The structure of bonuses has come in for sustained criticism as it allegedly increased risk-taking in the financial sector to dangerous levels and contributed to the unravelling in 2007/8. The evidence suggests that simply changing the cash/equity split of such payments will not solve these problems nor will deferral if not associated with clawbacks.

The sharp rebound in bonuses during 2009/10 is likely to increase the popularity of higher marginal tax rates – or special bonus taxes – in spite of the potential negative effects from international mobility of workers and firms.

References

Bell, BD and J Van Reenen (2010), “Bankers’ Pay and Extreme Wage Inequality in the UK”, CEP Special Report.
Logutenkova, Elena (2010), “UBS Claws Back $282 Million of Bonuses After Posting 2009 Loss”, Bloomerg.com, 10 February.
Financial Services Authority (2009), Reforming Remuneration Practices in Financial Services, FSA Policy Statement 09/15.
Gruber, J and E Saez (2002), “The Elasticity of Taxable Income: Evidence and Implications”, Journal of Public Economics, 84:1-32.
Kleven, HJ, C Landais and E Saez (2009), “Taxation and International Mobility of Superstars: Evidence from the European Football Market”.
Rajan, R (2008), “Bankers’ Pay is Deeply Flawed”, Financial Times, 8 January.

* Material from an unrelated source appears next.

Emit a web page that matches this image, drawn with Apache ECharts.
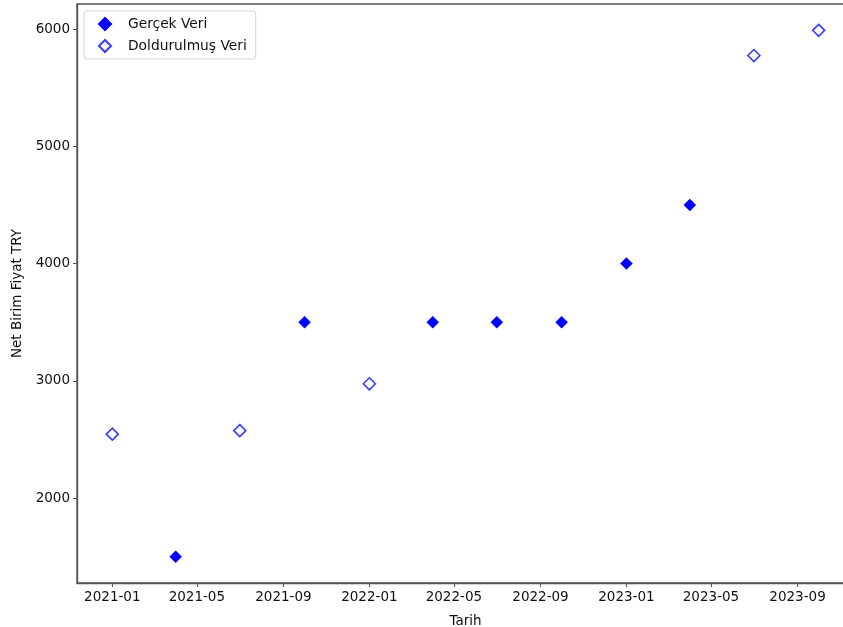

1 See Bell and Van Reenen (2010) for a full accounting and discussion of the role of financial bonuses in the wage distribution over the last decade.
2 We do not here consider the alternative approach of dealing with the ‘too big to fail’ problem – namely regulating to make sure they are not too big in the first place.
3 Gruber and Saez (2002) suggest that the overall elasticity of taxable income with respect to marginal tax rates lies between 0.4 and 0.6, with higher elasticities for the highest earners.
4 Separately, it is argued that tighter financial regulation will encourage firms to relocate to countries with looser regulation.